Lines of data

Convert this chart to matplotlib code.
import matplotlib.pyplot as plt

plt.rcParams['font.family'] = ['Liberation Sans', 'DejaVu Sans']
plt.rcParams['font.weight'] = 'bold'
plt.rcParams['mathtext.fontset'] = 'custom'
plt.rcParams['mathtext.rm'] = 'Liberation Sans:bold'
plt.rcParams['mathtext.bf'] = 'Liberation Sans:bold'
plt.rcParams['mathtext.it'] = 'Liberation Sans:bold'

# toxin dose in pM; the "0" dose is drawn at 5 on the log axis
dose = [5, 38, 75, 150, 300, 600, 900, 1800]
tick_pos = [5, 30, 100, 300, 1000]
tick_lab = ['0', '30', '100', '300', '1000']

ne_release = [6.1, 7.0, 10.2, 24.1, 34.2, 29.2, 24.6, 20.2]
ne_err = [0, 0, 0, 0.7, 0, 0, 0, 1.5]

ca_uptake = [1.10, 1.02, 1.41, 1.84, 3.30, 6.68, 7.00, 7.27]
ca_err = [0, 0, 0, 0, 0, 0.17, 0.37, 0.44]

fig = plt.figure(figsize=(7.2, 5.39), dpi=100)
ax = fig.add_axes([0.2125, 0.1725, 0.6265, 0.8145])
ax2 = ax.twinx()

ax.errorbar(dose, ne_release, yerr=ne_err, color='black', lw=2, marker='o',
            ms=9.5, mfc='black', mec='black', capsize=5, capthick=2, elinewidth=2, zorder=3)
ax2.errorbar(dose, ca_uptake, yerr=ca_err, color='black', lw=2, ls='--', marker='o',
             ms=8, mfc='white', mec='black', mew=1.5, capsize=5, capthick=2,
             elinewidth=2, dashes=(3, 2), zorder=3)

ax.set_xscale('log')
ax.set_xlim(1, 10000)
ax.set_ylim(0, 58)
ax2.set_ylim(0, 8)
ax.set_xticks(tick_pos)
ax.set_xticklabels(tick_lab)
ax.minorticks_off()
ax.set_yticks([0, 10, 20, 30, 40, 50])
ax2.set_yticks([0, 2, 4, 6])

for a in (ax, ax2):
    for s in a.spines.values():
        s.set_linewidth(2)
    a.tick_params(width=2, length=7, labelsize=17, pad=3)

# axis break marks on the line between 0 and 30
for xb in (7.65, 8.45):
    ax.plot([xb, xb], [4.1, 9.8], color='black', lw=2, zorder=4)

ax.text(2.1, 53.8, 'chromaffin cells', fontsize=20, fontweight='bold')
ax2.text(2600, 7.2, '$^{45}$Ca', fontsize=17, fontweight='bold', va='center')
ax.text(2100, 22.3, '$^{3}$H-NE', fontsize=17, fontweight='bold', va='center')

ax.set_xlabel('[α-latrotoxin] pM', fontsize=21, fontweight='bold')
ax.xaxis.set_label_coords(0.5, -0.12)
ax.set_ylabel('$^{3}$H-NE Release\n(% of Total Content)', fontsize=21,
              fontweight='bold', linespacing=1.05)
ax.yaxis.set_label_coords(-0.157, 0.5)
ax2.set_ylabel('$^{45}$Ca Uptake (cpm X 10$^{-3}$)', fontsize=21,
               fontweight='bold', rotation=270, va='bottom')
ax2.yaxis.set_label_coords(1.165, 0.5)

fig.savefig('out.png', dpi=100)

...

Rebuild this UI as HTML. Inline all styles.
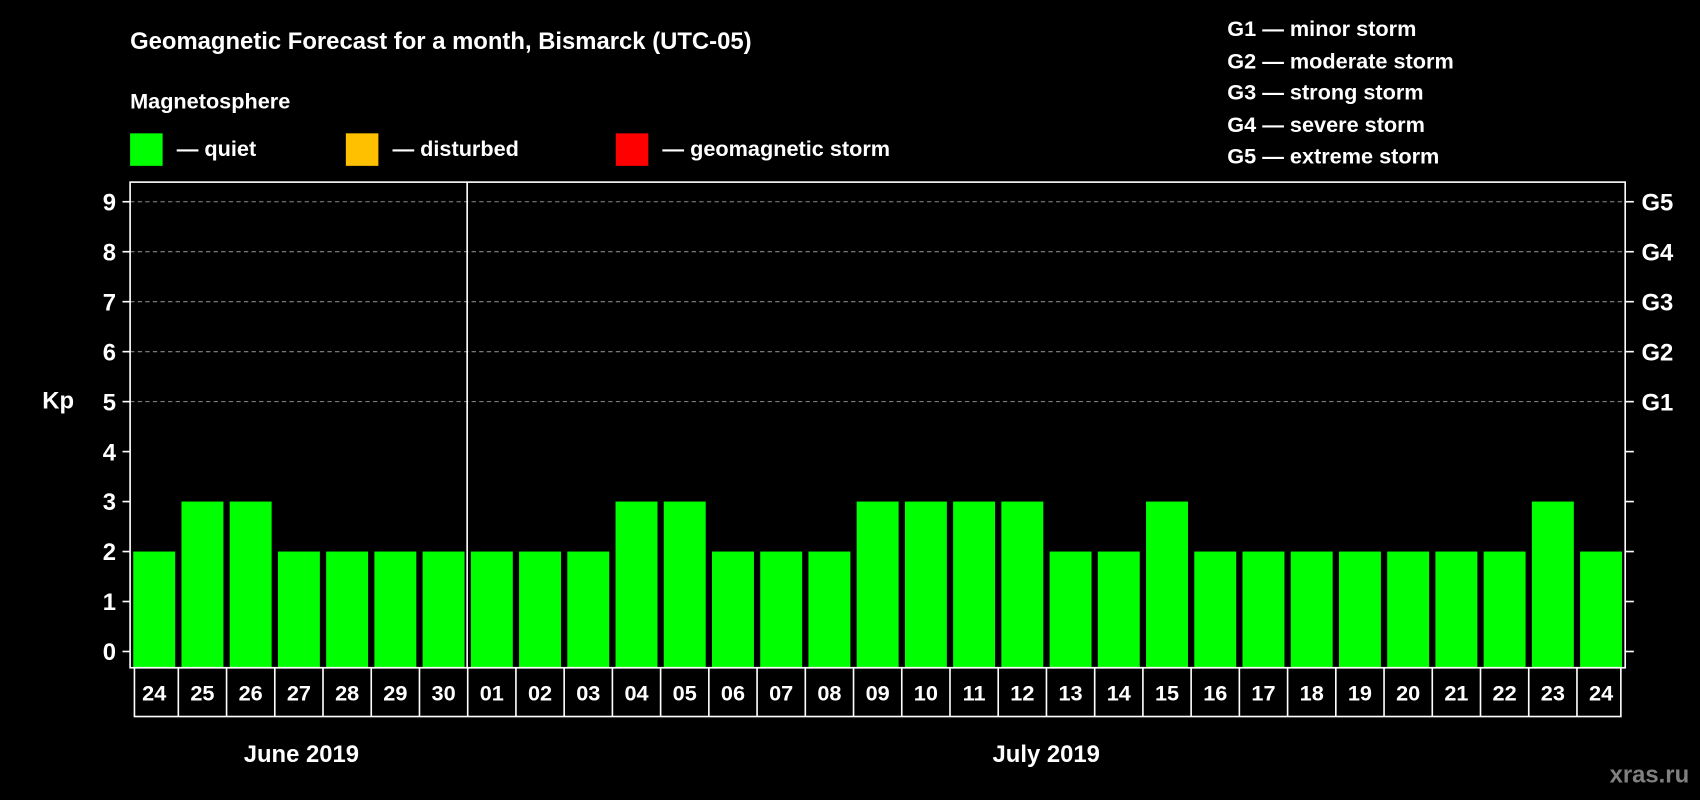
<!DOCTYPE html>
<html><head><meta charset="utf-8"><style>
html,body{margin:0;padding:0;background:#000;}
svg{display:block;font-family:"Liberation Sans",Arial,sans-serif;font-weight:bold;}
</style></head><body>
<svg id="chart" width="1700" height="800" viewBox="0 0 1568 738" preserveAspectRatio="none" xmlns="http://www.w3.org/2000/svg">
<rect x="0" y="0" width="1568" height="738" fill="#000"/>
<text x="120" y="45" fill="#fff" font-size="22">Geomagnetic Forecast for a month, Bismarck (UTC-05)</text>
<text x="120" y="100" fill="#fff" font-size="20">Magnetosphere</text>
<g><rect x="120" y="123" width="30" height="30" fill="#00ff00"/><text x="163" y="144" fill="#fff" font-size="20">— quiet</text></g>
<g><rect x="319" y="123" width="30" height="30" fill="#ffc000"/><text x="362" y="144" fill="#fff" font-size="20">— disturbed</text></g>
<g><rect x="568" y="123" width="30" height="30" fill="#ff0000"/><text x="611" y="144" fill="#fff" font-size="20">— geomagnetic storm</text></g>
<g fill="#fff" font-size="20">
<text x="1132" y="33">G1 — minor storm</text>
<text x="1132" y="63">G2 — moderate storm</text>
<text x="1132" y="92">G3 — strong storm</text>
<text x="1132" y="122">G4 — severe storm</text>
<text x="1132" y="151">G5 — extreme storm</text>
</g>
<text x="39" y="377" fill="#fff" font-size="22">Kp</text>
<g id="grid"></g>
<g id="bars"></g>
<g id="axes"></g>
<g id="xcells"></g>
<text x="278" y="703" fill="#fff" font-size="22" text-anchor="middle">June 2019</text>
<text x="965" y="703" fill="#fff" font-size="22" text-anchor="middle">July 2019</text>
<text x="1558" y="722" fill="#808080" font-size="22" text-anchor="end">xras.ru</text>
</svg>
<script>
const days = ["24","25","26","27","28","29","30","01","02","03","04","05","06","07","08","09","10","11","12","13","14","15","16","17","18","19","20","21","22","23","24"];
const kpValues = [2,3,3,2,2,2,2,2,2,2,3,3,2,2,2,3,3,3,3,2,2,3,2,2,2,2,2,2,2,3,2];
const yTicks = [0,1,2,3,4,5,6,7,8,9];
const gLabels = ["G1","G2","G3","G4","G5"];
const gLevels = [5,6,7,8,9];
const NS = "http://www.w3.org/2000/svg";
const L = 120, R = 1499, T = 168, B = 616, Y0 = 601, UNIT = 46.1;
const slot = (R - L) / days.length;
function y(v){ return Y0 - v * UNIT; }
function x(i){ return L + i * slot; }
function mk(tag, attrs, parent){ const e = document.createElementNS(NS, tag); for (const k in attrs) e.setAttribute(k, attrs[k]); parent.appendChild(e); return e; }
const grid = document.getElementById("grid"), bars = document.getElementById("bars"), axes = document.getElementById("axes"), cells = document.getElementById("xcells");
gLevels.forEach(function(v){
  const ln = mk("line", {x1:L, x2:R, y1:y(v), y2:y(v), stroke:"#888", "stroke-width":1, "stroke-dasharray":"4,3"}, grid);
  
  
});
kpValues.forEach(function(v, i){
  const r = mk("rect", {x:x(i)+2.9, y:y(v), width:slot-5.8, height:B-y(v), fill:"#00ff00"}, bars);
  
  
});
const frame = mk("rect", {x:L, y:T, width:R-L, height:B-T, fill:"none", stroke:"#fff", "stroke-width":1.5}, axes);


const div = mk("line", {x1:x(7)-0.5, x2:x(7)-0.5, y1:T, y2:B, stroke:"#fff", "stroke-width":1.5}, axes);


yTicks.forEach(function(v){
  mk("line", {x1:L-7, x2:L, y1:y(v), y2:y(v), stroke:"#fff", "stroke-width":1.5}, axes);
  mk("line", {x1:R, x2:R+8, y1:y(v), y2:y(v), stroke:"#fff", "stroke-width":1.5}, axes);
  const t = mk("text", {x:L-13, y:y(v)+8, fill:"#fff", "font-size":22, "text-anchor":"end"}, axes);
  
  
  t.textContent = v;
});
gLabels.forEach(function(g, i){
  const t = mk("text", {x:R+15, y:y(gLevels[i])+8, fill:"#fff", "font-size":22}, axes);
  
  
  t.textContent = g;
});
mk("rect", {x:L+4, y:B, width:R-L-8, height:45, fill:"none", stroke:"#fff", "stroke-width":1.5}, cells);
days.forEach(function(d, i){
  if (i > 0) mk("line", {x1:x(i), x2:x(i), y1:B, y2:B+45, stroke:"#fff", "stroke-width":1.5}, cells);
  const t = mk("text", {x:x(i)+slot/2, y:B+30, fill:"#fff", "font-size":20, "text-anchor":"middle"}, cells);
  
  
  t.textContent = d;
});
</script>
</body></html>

*PROMPT*: Transcribe, exactly and without additions, the lines of the records above, beginning with the line that contains "Convert this chart to matplotlib code." and ending with the line that contains "plt.rcParams['mathtext.it'] = 'Liberation", both included.

*SOLUTION TO THIS EXERCISE*:
Convert this chart to matplotlib code.
import matplotlib.pyplot as plt

plt.rcParams['font.family'] = ['Liberation Sans', 'DejaVu Sans']
plt.rcParams['font.weight'] = 'bold'
plt.rcParams['mathtext.fontset'] = 'custom'
plt.rcParams['mathtext.rm'] = 'Liberation Sans:bold'
plt.rcParams['mathtext.bf'] = 'Liberation Sans:bold'
plt.rcParams['mathtext.it'] = 'Liberation Sans:bold'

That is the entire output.